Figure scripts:
□ □ □ □ □

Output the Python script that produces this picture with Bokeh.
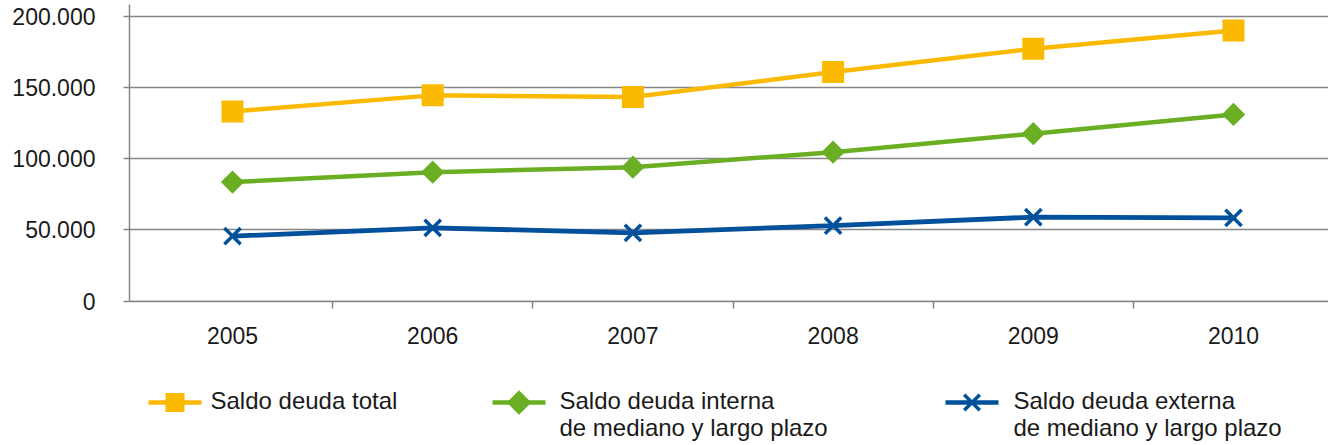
from bokeh.plotting import figure
from bokeh.models import Range1d, FixedTicker
from bokeh.layouts import column
from bokeh.embed import file_html
from bokeh.resources import INLINE
from bokeh.core.properties import value
import numpy as np

# ---- data ----
years = ["2005", "2006", "2007", "2008", "2009", "2010"]
saldo_total = [133100, 144400, 143200, 160800, 177200, 190000]
saldo_interna = [83500, 90500, 94000, 104500, 117500, 131000]
saldo_externa = [45500, 51400, 47900, 53000, 58900, 58400]
y_ticks = [0, 50000, 100000, 150000, 200000]
y_tick_labels = ["0", "50.000", "100.000", "150.000", "200.000"]
series_labels = [
    "Saldo deuda total",
    "Saldo deuda interna\nde mediano y largo plazo",
    "Saldo deuda externa\nde mediano y largo plazo",
]

# ---- styles ----
YELLOW = "#FBBA00"
GREEN = "#6AAF23"
BLUE = "#00509B"
GRID = "#868686"
TEXT = "#1a1a1a"
FONT = "Liberation Sans"
FS = "23px"
LW = 4.5

idx = list(range(len(years)))
boundaries = [i + 0.5 for i in idx[:-1]]

p = figure(width=1328, height=358,
           x_range=Range1d(-0.5145, 5.4745), y_range=Range1d(-351, 208216),
           output_backend="svg", toolbar_location=None,
           min_border_left=129, min_border_right=0, min_border_top=4, min_border_bottom=57)
p.outline_line_color = None
p.background_fill_color = "white"
p.border_fill_color = "white"

p.xgrid.visible = False
p.ygrid.ticker = FixedTicker(ticks=y_ticks)
p.ygrid.grid_line_color = GRID
p.ygrid.grid_line_width = 1.5

xa = p.xaxis[0]
xa.ticker = FixedTicker(ticks=idx, minor_ticks=boundaries)
xa.major_label_overrides = {i: y for i, y in zip(idx, years)}
xa.axis_line_color = GRID
xa.axis_line_width = 1.5
xa.major_tick_line_color = None
xa.major_tick_out = 0
xa.major_tick_in = 0
xa.minor_tick_line_color = GRID
xa.minor_tick_line_width = 1.5
xa.minor_tick_out = 7
xa.minor_tick_in = 0
xa.major_label_standoff = 18
xa.major_label_text_font = FONT
xa.major_label_text_font_size = FS
xa.major_label_text_color = TEXT

ya = p.yaxis[0]
ya.ticker = FixedTicker(ticks=y_ticks)
ya.major_label_overrides = {t: l for t, l in zip(y_ticks, y_tick_labels)}
ya.axis_line_color = GRID
ya.axis_line_width = 1.5
ya.major_tick_line_color = GRID
ya.major_tick_line_width = 1.5
ya.major_tick_out = 6
ya.major_tick_in = 0
ya.minor_tick_line_color = None
ya.major_label_standoff = 28
ya.major_label_text_font = FONT
ya.major_label_text_font_size = FS
ya.major_label_text_color = TEXT

# series
p.line(idx, saldo_total, line_color=YELLOW, line_width=LW)
p.scatter(idx, saldo_total, marker="square", size=22, fill_color=YELLOW, line_color=YELLOW, line_width=0)

p.line(idx, saldo_interna, line_color=GREEN, line_width=LW)
p.scatter(idx, saldo_interna, marker="square", size=16.5, angle=np.pi / 4,
          fill_color=GREEN, line_color=GREEN, line_width=0)

p.line(idx, saldo_externa, line_color=BLUE, line_width=4.8)
p.scatter(idx, saldo_externa, marker="x", size=23, line_color=BLUE, line_width=3.5)

# ---- legend strip (frame aligned with the chart frame, page pixel coordinates) ----
lg = figure(width=1328, height=87, x_range=Range1d(129, 1328), y_range=Range1d(445, 358),
            output_backend="svg", toolbar_location=None,
            x_axis_location=None, y_axis_location=None,
            min_border_left=129, min_border_right=0, min_border_top=0, min_border_bottom=0)
lg.outline_line_color = None
lg.grid.visible = False

key_x0 = [148, 492, 945]
text_x = [210, 559, 1013]
key_len = 53
key_y = 402
colors = [YELLOW, GREEN, BLUE]

for k in range(3):
    lg.line([key_x0[k], key_x0[k] + key_len], [key_y, key_y], line_color=colors[k], line_width=LW)
cx = [x + key_len / 2 for x in key_x0]
lg.scatter([cx[0]], [key_y], marker="square", size=19, fill_color=YELLOW, line_color=YELLOW, line_width=0)
lg.scatter([cx[1]], [key_y], marker="square", size=17.5, angle=np.pi / 4, fill_color=GREEN, line_color=GREEN, line_width=0)
lg.scatter([cx[2]], [key_y], marker="x", size=22, line_color=BLUE, line_width=3.5)

tx, ty, tt = [], [], []
for k, lab in enumerate(series_labels):
    for j, line in enumerate(lab.split("\n")):
        tx.append(text_x[k])
        ty.append(400 + 26.5 * j)
        tt.append(line)
lg.text(tx, ty, text=tt, text_font=value(FONT), text_font_size="24px", text_color=TEXT,
        text_baseline="alphabetic", text_align="left")

layout = column(p, lg, spacing=0)
open("out.html", "w").write(file_html(layout, INLINE))
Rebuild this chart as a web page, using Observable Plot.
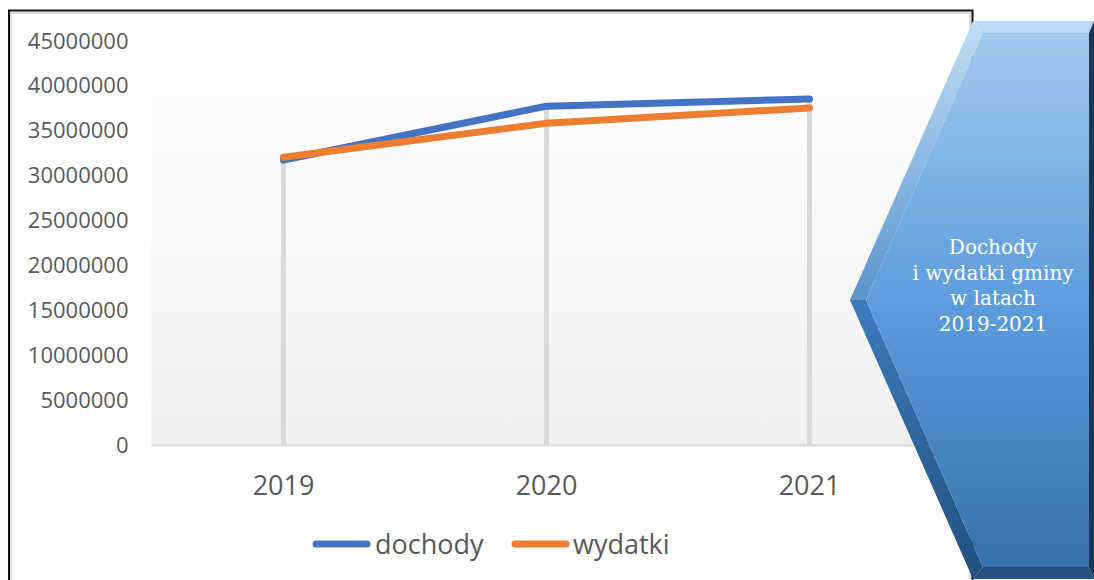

□ □ □ □ □

What the exercise asks »
Leave out any pictures and return exactly the lines from the beginning of the data through the line with "boundaries = [i + 0.5 for i in idx[:-1]]", inclusive.

Expected output »
Output the Python script that produces this picture with Bokeh.
from bokeh.plotting import figure
from bokeh.models import Range1d, FixedTicker
from bokeh.layouts import column
from bokeh.embed import file_html
from bokeh.resources import INLINE
from bokeh.core.properties import value
import numpy as np

# ---- data ----
years = ["2005", "2006", "2007", "2008", "2009", "2010"]
saldo_total = [133100, 144400, 143200, 160800, 177200, 190000]
saldo_interna = [83500, 90500, 94000, 104500, 117500, 131000]
saldo_externa = [45500, 51400, 47900, 53000, 58900, 58400]
y_ticks = [0, 50000, 100000, 150000, 200000]
y_tick_labels = ["0", "50.000", "100.000", "150.000", "200.000"]
series_labels = [
    "Saldo deuda total",
    "Saldo deuda interna\nde mediano y largo plazo",
    "Saldo deuda externa\nde mediano y largo plazo",
]

# ---- styles ----
YELLOW = "#FBBA00"
GREEN = "#6AAF23"
BLUE = "#00509B"
GRID = "#868686"
TEXT = "#1a1a1a"
FONT = "Liberation Sans"
FS = "23px"
LW = 4.5

idx = list(range(len(years)))
boundaries = [i + 0.5 for i in idx[:-1]]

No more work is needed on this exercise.